Dive Brief:
- The U.S. Supreme Court declined to take up two cases challenging the U.S. Department of Labor's (DOL) tip pooling regulations June 25.
- The appealed opinion — addressing National Restaurant Association v. DOL and Wynn Las Vegas, LLC v. Joseph Cesarz — came from the 9th U.S. Circuit Court of Appeals and upheld the agency's Obama-era rule limiting tip-sharing arrangements.
- The High Court's action leaves intact a split among the federal circuit courts of appeal.
Dive Insight:
The rules in question limit employers' ability to require that tipped employees share their gratuities with non-tipped employees. Businesses and their advocates challenged the rules and a split emerged.
Following the change in administrations, however, President Donald Trump's DOL announced plans to rescind the rule. But after it was revealed that the agency's Wage and Hour Division omitted an internal analysis from its December Notice of Proposed Rulemaking (NPRM), its Office of Inspector General announced an audit of the division's rulemaking process.

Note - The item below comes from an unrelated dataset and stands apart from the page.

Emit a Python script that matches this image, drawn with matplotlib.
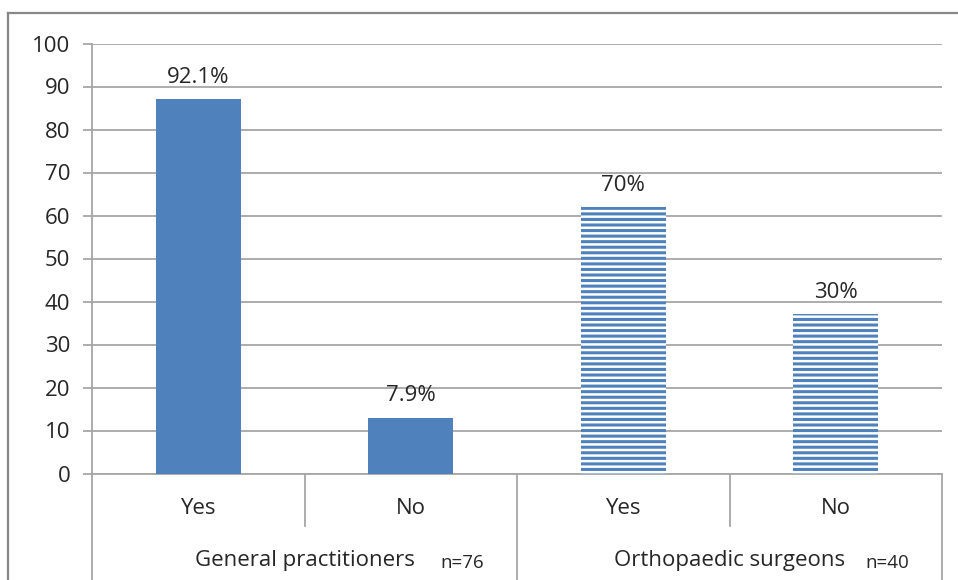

Since then, Trump included a provision in a spending bill that amended the Fair Labor Standards Act to forbid employers from pocketing workers' tips in tip pooling arrangements — a move that addressed a concern many raised about the rescission. With that issue out of the way, DOL may be able to move forward with its plan to undo the original rulemaking; according to the agency's most recent regulatory agenda, a new NPRM could come as soon as August.